No Place Like Home: A Memoir in 39 Apartments follows Berman’s struggles to maintain a roof over her head and a positive balance in her checking account as a as a twenty-something woman in New York City. Though not a travel book, this memoir about one woman’s search for home chronicles some valuable lessons about friendship, writing, independence and self-awareness that anyone can learn from, and thanks to the author’s clear, conversational prose, you won’t mind learning them from Berman.

Full Review:

It might seem strange that I’m reviewing playwright Brooke Berman’s No Place Like Home: A Memoir in 39 Apartments for a magazine called Go Girl. Strictly speaking, it isn’t a “travel” book. Though Berman’s years as an itinerant apartment dweller in New York City does involve an incredible amount of movement, between addresses  temp jobs, and boroughs, it’s certainly true that this book is really much more about finding a place to stay rather than about finding a place to go. But though I’m not sure what drew me to solicit this book, or why I felt like it should be reviewed here in Go Girl, I was (and still am) certain that this memoir is deeply relevant to anyone concerned with ideas of home (having one, finding one, making one) and anyone (like me) walking that teetering bridge from adolescence to adulthood.

So often travel and home are treated like two very different sides of the same coin: “I’m going to go travel, and then I’m going to go home.” But of course, viewed this way, travel exists opposite an assumed counterpart, a “home” that doesn’t always exist, and therefore shouldn’t always be assumed. Berman’s book calls attention to a different, seldom-articulated kind of homelessness: not the literal homelessness of someone who cannot find a roof to sleep under at night, nor the chosen homelessness of the long-term traveler, but the homelessness of someone who has left the place of their childhood, thrown herself into a sea of metropolitan independence.

Brooke Berman's "No Place Like Home: A Memoir in 39 Apartments."

It is the homelessness of someone for whom the idea of home is as elusive as the reality of home,  its qualities obscure but all the more valuable, perhaps, for all the promise of their warm, fuzzy, and life-affirming mysteriousness.

In simpler terms, then, No Place Like Home: A Memoir in 39 Apartments is in many ways a book about growing up. And in that at least, it seems really relevant to Go Girl. The book is structured in a series of vignettes, each loosely connected to an address, a place where Berman lived throughout the first decade and a half in New York City. She arrived in New York in the late 1980s, as a student at Barnard. Living first in a dormitory, and then later (after dropping out of college) in numerous apartments (sometimes as tenant, sometimes as more or less welcomed guest), Berman’s first few years away from home were far from easy.

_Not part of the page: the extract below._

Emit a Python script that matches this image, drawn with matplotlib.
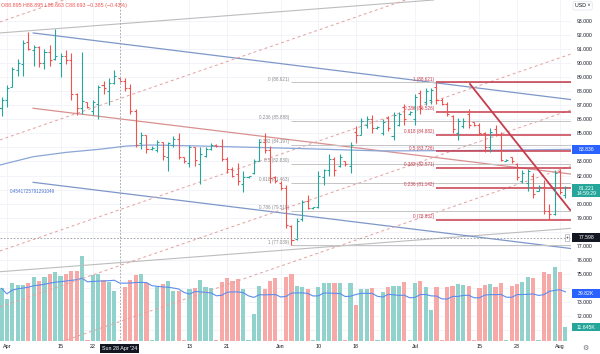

There’s the struggle to make rent, an intense, complicated relationship with her mother, still living in Michigan, and then there’s the night, a few years later, when she wakes up to find a stranger watching her sleep, a masked man who rapes her and leaves out the same window through which he entered. And this is all in the first 50 pages. The rest of the book is a the memoir of Berman’s struggle to heal, to stay solvent, to learn, and to create. Through all of this and much more, Berman is pursuing (with varying degrees of clarity and success) a life as a writer and an artist, becoming increasingly dedicated to playwriting and the theatre.

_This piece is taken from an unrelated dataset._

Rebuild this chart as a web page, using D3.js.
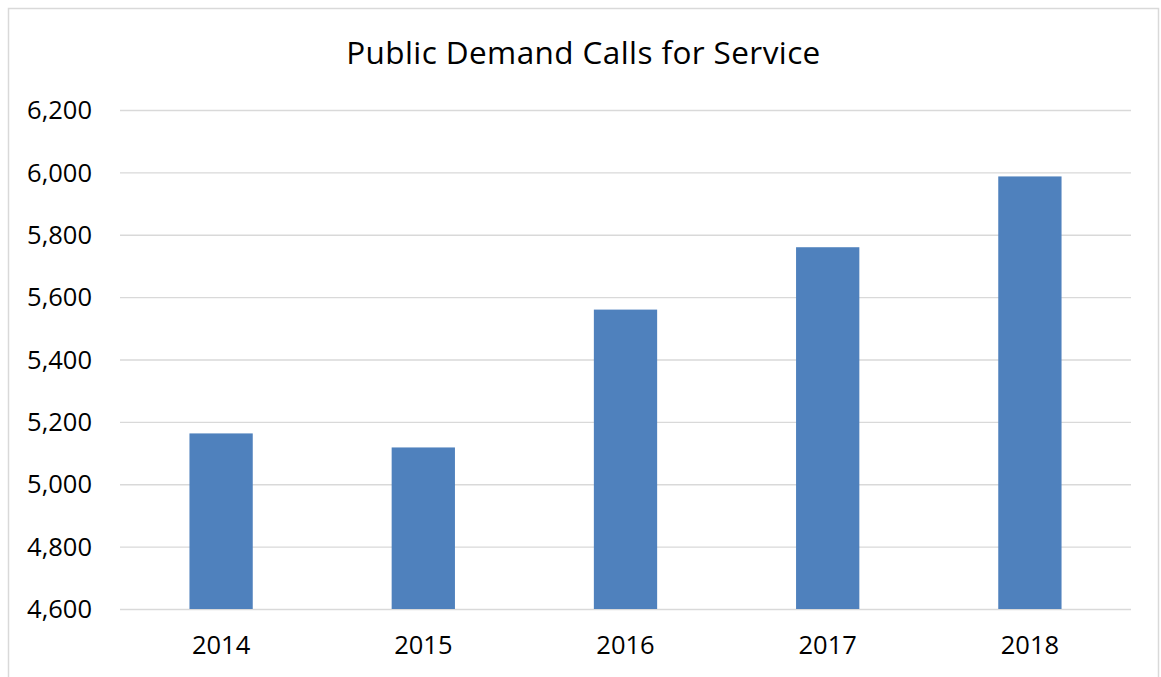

Ultimately, her memoir is a success story, but that success (today’s success) isn’t the focus of the book. This is the story of what proceeded success: years of multiple jobs and myriad apartments, joblessness, the constant threat of impending homelessness, and throughout a fierce but unassuming self-confidence and faith in the power of importance of art, and in the power of self-confidence itself. As a 23 year old living alone in my first apartment, realizing every day how important writing is to me, this book was immensely helpful, in part because it highlighted all the ways in which my own path has been such a lucky one.

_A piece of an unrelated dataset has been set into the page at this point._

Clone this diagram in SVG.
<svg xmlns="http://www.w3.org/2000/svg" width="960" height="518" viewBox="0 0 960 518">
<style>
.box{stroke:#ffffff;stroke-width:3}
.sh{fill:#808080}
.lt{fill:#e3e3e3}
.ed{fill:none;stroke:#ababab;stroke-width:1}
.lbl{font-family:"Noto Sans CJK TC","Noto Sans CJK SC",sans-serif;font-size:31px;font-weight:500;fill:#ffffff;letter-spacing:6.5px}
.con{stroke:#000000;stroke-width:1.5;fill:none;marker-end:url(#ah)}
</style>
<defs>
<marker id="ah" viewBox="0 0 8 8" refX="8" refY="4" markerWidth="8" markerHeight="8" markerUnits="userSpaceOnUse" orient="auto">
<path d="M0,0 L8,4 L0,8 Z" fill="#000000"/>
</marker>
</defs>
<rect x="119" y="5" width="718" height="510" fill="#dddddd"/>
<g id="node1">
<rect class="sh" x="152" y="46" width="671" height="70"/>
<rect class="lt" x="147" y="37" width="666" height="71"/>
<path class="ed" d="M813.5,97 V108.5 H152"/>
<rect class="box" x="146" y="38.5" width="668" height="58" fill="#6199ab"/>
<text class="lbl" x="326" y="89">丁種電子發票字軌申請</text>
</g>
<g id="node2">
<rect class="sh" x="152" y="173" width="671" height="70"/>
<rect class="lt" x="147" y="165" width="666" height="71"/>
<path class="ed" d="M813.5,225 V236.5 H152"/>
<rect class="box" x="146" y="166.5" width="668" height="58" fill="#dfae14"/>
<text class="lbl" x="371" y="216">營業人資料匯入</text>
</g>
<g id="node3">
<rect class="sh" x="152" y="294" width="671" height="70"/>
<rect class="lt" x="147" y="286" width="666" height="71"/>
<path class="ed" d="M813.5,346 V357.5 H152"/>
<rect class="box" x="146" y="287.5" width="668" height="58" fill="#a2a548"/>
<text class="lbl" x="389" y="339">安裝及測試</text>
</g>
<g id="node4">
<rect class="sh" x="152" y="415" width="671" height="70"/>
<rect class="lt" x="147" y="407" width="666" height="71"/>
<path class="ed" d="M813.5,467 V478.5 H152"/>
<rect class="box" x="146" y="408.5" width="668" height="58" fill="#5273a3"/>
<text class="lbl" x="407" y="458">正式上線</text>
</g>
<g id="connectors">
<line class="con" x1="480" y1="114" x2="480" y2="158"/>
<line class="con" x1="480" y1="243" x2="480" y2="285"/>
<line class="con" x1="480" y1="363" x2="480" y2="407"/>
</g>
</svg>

Almost a year ago, a friend of mine was lamenting being single, and she told me that what she missed most about being in a relationship was simply the knowledge that somewhere out there in the world there was another person thinking about her, holding the fact of her existence in his mind, and confirming and strengthening that existence in an ethereal but oh-so-sturdy cradle of thoughts. I think home does much the same thing, more subtly, perhaps, but just as powerfully. Home (wherever, whatever or whoever “home” is to each of us) strengthens your hold on, your belief in, your own existence. It’s a discrete point, a resting place, even when you’re wandering. It does this for the traveler, certainly, and Berman’s memoir is proof that you can create these connections for yourself, that you can make your own home, and that you can continue to grow and improve as a person (and an artist) even while your home is still in the making.

Sometimes it’s hard to keep in mind that movement between isn’t the same thing as movement toward. And sometimes just the opposite is true. It’s easy to imagine that a state of chaos is actually the gathering of momentum, and it’s equally possible to be oblivious to the fact that all of your seemingly random movements are, in fact, propelling you toward some certain and specific end. This is a book that urges attention to the realities of your own momentum or inertia, to your own direction or directionlessness. It urges self-awareness and self-confidence and discourages self-pity. I think that No Place Like Home: A Memoir in 39 Apartments is a valuable book, for travelers and nesters,  for home-leavers and home-seekers alike.